Notice how we need to have an `if` statement to add the dictionary item if we have encountered a new character. Without it, we would encounter a `KeyError`. This sort of mechanical code can be reduced by using `defaultdict`s. Provide the code.

In [11]:
# answer:
d = defaultdict(int)
for word in words:
    character = word[0]
    d[character] += 1
d


defaultdict(int, {'c': 3, 'w': 2, 'g': 1, 'v': 1, 'b': 1})

### Q2 b

Now, provide the code to give the words starting with each letter instead of the counts (still using `defaultdict`).

In [44]:
# answer:
d = defaultdict(list)
for word in words:
    character = word[0]
    d[character].append(word)
d

defaultdict(list,
            {'c': ['code', 'computer', 'class'],
             'w': ['worksheet', 'wise'],
             'g': ['glass'],
             'v': ['vase'],
             'b': ['base']})

---
## Q3: `namedtuple`

The standard tuple uses numerical indexes to access its members, for example:

In [6]:
t1 = (2, "Lab", "Sammy")

In [7]:
t1[0]

2

For simple use cases, this is usually enough. On the other hand, remembering which index should be used for each value can lead to errors, especially if the tuple has a lot of fields and is constructed far from where it is used. A `namedtuple` assigns names, as well as the numerical index, to each member. 

Each kind of `namedtuple` is represented by its own class, created by using the `namedtuple` factory function. The arguments are the name of the new class and a string containing the names of the elements.

You can basically think of `namedtuple`s as a very quick way of creating a new object/class type with some attribute fields.
For example:

In [2]:
from collections import namedtuple

In [3]:
Dog = namedtuple("Dog", ["age", "breed", "name"])

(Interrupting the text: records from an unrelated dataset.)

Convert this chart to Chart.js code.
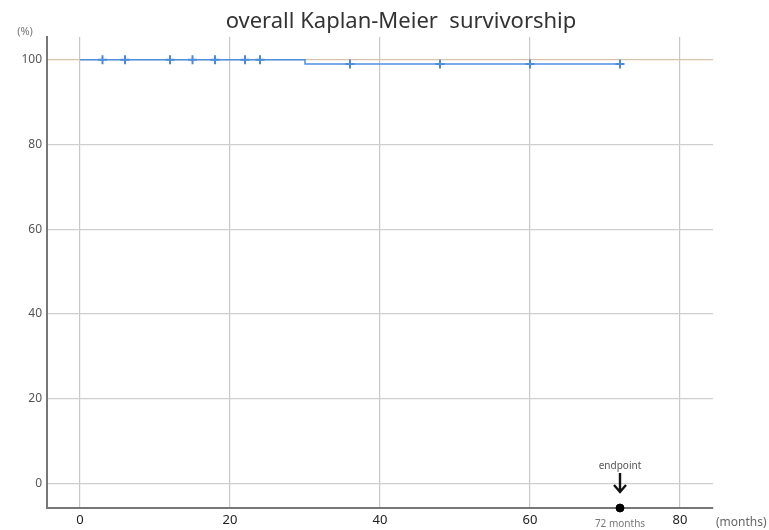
<!DOCTYPE html>
<html>
<head>
<meta charset="utf-8">
<script src="https://cdn.jsdelivr.net/npm/chart.js@4/dist/chart.umd.min.js"></script>
<style>
  html, body { margin: 0; padding: 0; background: #fff; }
  #wrap { width: 769px; height: 530px; }
</style>
</head>
<body>
<div id="wrap"><canvas id="km"></canvas></div>
<script>
// survival curve (months, %)
const curveMonths = [0, 30, 72];
const curveSurvival = [100, 99, 99];
// censored observations
const censorMonths = [3, 6, 12, 15, 18, 22, 24, 36, 48, 60, 72];
const censorSurvival = [100, 100, 100, 100, 100, 100, 100, 99, 99, 99, 99];
const xTicks = [0, 20, 40, 60, 80];
const yTicks = [0, 20, 40, 60, 80, 100];
const endpointMonth = 72;
const X_MIN = -4.4, X_MAX = 84.4, Y_MIN = -5.8, Y_MAX = 105.4;

const FONT = '"Noto Sans", "Open Sans", sans-serif';

const overlay = {
  id: 'overlay',
  afterDraw(chart) {
    const { ctx, scales: { x, y } } = chart;
    ctx.save();
    ctx.textAlign = 'center';
    ctx.textBaseline = 'alphabetic';
    ctx.fillStyle = '#333';
    ctx.font = '22px ' + FONT;
    ctx.fillText('overall Kaplan-Meier  survivorship', 401, 28);

    ctx.fillStyle = '#777';
    ctx.font = '11px ' + FONT;
    ctx.fillText('(%)', 25, 35);

    ctx.textAlign = 'left';
    ctx.font = '12px ' + FONT;
    ctx.fillStyle = '#666';
    ctx.fillText('(months)', 716, 526);

    const ex = x.getPixelForValue(endpointMonth);
    ctx.textAlign = 'center';
    ctx.font = '10px ' + FONT;
    ctx.fillStyle = '#777';
    ctx.fillText('72 months', ex, 527);
    ctx.fillStyle = '#555';
    ctx.fillText('endpoint', ex, 469);

    // arrow
    ctx.strokeStyle = '#111';
    ctx.lineWidth = 2.4;
    ctx.beginPath();
    ctx.moveTo(ex, 473);
    ctx.lineTo(ex, 492);
    ctx.moveTo(ex - 6, 485);
    ctx.lineTo(ex, 492);
    ctx.lineTo(ex + 6, 485);
    ctx.stroke();
    ctx.restore();
  }
};

new Chart(document.getElementById('km'), {
  type: 'scatter',
  data: {
    datasets: [
      {
        type: 'line',
        data: curveMonths.map((m, i) => ({ x: m, y: curveSurvival[i] })),
        borderColor: '#4f8fe0',
        borderWidth: 1.5,
        stepped: true,
        pointRadius: 0,
        fill: false,
      },
      {
        data: censorMonths.map((m, i) => ({ x: m, y: censorSurvival[i] })),
        pointStyle: 'cross',
        pointRadius: 4.5,
        borderColor: '#4a88db',
        borderWidth: 2,
      },
      {
        data: [{ x: endpointMonth, y: Y_MIN }],
        pointStyle: 'circle',
        pointRadius: 4,
        backgroundColor: '#000',
        borderColor: '#000',
        clip: false,
      },
    ],
  },
  plugins: [overlay],
  options: {
    responsive: true,
    maintainAspectRatio: false,
    animation: false,
    layout: { padding: { top: 37, right: 56, left: 0, bottom: 0 } },
    plugins: { legend: { display: false }, tooltip: { enabled: false } },
    scales: {
      x: {
        type: 'linear',
        min: X_MIN,
        max: X_MAX,
        afterBuildTicks: (s) => { s.ticks = xTicks.map(v => ({ value: v })); },
        afterFit: (s) => { s.height = 22; },
        grid: { color: '#c8c8c8', lineWidth: 1.2, drawTicks: false },
        border: { display: true, color: '#777', width: 2 },
        ticks: { color: '#222', font: { family: FONT, size: 13 }, padding: 4 },
      },
      y: {
        type: 'linear',
        min: Y_MIN,
        max: Y_MAX,
        afterBuildTicks: (s) => { s.ticks = yTicks.map(v => ({ value: v })); },
        afterFit: (s) => { s.width = 47; },
        grid: {
          color: (c) => (c.tick && c.tick.value === 100 ? '#d9c2aa' : '#cfcfcf'),
          lineWidth: 1.2,
          drawTicks: false,
        },
        border: { display: true, color: '#777', width: 2 },
        ticks: { color: '#555', font: { family: FONT, size: 12 }, padding: 5 },
      },
    },
  },
});
</script>
</body>
</html>
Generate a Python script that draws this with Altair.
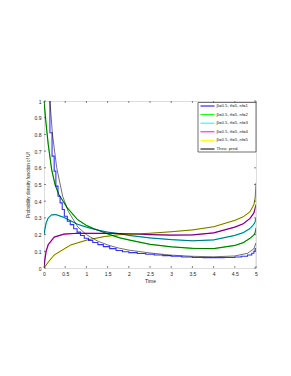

sam = Dog(age=2, breed="Lab", name="Sammy")
sam

Dog(age=2, breed='Lab', name='Sammy')

### Q3 a

This allows us to use the field names we provided to access the individual member of a tuple. Provide the code to access the `breed` value of `sam` using the field name.

In [4]:
# answer:
sam.breed

'Lab'

### Q3 b

We can still access the values using indexes. Provide the code to access the `breed` value of `sam` using the index.

In [5]:
# answer:
sam[1]

'Lab'